▸ **Work instructions**: In the records below, reproduce exactly the lines from the one containing "Reproduce this chart with Plotly." through the one containing "y_ticks = [0, 20, 40, 60, 80, 100, 120]", both included, and omit the pictures.

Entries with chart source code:

•••

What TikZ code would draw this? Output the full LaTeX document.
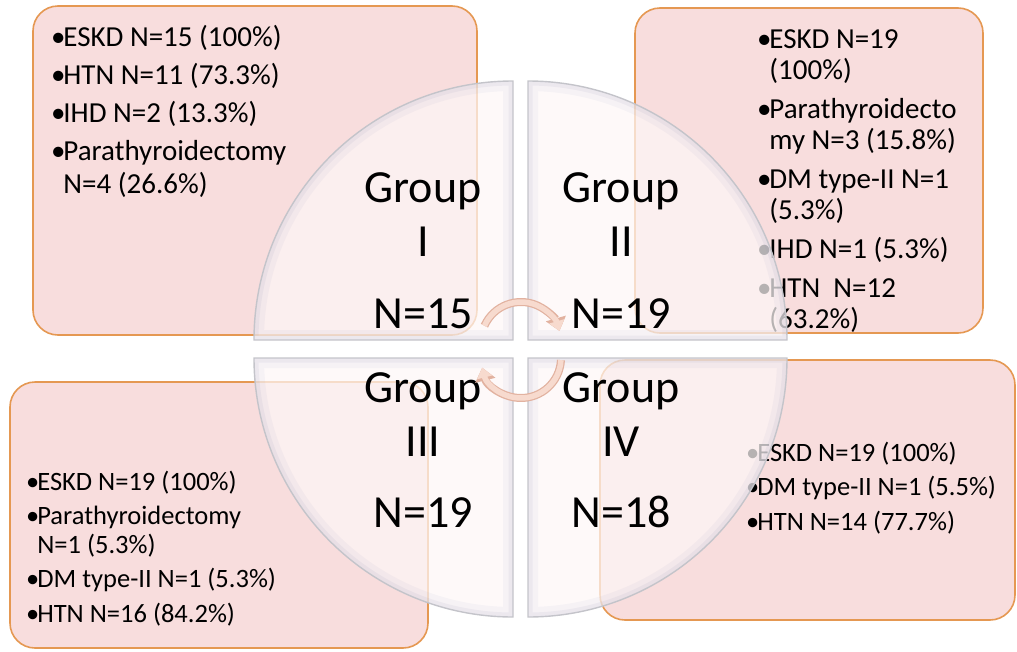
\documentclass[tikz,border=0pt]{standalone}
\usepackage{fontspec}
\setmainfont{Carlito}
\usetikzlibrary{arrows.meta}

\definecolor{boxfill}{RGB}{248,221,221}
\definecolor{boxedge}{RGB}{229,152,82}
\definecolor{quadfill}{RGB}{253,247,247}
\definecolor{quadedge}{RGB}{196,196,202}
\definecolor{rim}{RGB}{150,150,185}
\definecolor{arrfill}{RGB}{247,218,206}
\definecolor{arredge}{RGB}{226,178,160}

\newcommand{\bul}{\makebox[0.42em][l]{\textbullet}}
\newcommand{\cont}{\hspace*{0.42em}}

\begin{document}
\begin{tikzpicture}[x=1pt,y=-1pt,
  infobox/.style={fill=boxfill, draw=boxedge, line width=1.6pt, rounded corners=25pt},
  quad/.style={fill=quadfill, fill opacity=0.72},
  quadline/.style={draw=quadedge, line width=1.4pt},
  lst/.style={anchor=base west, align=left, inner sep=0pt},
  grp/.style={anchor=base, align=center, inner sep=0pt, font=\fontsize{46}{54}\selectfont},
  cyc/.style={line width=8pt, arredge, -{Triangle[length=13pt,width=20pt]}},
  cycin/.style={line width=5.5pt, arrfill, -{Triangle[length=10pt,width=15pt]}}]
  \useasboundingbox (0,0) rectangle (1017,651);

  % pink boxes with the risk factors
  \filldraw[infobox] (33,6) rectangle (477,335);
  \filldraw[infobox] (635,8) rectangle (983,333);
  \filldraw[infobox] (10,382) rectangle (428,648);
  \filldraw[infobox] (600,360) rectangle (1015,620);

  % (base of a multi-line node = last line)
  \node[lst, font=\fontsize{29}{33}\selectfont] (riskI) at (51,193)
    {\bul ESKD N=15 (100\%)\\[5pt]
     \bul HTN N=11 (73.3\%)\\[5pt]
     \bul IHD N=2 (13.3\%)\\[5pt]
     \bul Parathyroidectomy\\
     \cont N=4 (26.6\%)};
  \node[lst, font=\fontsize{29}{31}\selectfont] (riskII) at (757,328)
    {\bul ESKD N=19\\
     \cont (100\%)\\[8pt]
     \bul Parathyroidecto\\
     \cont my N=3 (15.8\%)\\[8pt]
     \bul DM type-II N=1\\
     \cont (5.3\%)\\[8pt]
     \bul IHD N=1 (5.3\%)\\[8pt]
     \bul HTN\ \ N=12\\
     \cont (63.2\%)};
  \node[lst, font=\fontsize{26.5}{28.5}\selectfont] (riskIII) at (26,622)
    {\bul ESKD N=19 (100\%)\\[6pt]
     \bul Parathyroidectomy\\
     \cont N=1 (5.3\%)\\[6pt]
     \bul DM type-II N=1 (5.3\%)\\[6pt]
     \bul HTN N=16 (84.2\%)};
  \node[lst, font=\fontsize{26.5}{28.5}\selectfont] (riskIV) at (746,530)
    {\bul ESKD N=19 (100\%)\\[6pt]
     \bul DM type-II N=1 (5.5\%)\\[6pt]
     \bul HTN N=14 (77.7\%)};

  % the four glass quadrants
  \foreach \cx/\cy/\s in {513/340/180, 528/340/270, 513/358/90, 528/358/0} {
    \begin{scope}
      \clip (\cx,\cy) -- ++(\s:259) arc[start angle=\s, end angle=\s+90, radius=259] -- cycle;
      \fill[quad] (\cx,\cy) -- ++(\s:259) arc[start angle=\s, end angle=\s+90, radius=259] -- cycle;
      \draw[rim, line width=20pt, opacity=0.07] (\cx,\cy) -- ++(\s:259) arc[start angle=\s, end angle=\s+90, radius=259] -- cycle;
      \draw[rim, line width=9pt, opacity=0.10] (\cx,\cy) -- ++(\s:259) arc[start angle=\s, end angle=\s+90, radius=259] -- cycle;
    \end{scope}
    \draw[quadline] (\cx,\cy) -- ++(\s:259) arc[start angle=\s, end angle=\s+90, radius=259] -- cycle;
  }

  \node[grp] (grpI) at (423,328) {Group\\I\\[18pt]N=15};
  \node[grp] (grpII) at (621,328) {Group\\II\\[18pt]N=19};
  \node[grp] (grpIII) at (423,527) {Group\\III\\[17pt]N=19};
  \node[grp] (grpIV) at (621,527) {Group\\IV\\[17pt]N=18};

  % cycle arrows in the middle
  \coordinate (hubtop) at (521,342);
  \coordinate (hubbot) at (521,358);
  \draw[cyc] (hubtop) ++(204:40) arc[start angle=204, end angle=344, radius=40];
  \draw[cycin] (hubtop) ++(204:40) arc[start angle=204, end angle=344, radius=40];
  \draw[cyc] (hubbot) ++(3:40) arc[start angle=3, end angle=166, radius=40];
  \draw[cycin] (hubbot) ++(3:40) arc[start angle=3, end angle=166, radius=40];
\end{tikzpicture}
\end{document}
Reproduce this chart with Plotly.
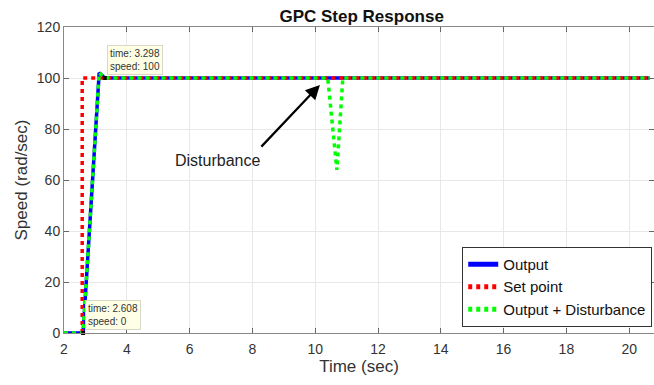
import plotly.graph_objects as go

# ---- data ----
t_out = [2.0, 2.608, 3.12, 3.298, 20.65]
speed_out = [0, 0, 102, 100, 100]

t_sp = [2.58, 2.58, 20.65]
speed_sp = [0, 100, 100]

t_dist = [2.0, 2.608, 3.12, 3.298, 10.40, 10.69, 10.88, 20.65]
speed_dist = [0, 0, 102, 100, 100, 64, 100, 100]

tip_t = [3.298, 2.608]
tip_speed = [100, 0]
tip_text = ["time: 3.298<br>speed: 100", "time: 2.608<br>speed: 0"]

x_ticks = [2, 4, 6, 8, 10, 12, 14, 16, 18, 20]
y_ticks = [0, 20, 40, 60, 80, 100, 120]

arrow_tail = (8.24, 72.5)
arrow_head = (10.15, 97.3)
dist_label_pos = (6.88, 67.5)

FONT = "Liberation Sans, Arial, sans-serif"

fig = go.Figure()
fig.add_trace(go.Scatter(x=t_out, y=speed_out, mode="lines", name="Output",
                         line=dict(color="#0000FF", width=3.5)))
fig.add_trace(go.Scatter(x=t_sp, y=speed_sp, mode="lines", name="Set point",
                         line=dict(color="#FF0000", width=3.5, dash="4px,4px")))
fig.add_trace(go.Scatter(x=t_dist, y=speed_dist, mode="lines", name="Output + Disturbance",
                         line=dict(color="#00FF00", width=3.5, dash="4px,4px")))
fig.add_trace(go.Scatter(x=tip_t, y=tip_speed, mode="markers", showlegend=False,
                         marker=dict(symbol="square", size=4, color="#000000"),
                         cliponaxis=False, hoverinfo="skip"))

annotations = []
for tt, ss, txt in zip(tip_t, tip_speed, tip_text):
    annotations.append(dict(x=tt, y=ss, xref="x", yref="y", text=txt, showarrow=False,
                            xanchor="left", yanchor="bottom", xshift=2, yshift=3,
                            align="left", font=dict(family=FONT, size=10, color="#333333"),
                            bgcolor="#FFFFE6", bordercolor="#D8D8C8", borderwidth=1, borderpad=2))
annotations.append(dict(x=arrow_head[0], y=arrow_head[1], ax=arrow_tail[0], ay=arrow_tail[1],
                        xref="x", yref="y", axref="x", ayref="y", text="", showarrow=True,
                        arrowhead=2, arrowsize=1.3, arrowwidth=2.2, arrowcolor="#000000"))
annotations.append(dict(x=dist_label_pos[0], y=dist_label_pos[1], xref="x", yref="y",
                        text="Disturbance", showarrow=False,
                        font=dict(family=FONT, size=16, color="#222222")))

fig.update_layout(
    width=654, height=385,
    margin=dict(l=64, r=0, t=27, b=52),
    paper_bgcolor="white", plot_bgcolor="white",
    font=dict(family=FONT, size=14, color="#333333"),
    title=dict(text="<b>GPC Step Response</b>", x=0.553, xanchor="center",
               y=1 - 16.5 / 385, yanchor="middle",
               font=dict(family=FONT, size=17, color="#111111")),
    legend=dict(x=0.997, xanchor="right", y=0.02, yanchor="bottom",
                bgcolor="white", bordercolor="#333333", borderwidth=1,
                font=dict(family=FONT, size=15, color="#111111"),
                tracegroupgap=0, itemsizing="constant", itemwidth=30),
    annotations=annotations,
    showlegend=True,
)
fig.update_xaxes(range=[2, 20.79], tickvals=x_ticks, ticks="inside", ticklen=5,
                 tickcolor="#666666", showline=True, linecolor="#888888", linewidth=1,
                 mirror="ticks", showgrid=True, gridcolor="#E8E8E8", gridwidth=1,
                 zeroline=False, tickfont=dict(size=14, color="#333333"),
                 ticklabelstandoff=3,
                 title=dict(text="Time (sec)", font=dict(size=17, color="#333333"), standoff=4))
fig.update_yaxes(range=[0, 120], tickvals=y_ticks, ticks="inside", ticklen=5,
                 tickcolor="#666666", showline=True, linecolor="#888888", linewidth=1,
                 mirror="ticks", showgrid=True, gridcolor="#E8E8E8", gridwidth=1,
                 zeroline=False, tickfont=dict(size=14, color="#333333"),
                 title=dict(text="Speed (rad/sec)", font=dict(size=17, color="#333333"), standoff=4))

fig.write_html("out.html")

•••

▸ **Answer to this problem**:
Reproduce this chart with Plotly.
import plotly.graph_objects as go

# ---- data ----
t_out = [2.0, 2.608, 3.12, 3.298, 20.65]
speed_out = [0, 0, 102, 100, 100]

t_sp = [2.58, 2.58, 20.65]
speed_sp = [0, 100, 100]

t_dist = [2.0, 2.608, 3.12, 3.298, 10.40, 10.69, 10.88, 20.65]
speed_dist = [0, 0, 102, 100, 100, 64, 100, 100]

tip_t = [3.298, 2.608]
tip_speed = [100, 0]
tip_text = ["time: 3.298<br>speed: 100", "time: 2.608<br>speed: 0"]

x_ticks = [2, 4, 6, 8, 10, 12, 14, 16, 18, 20]
y_ticks = [0, 20, 40, 60, 80, 100, 120]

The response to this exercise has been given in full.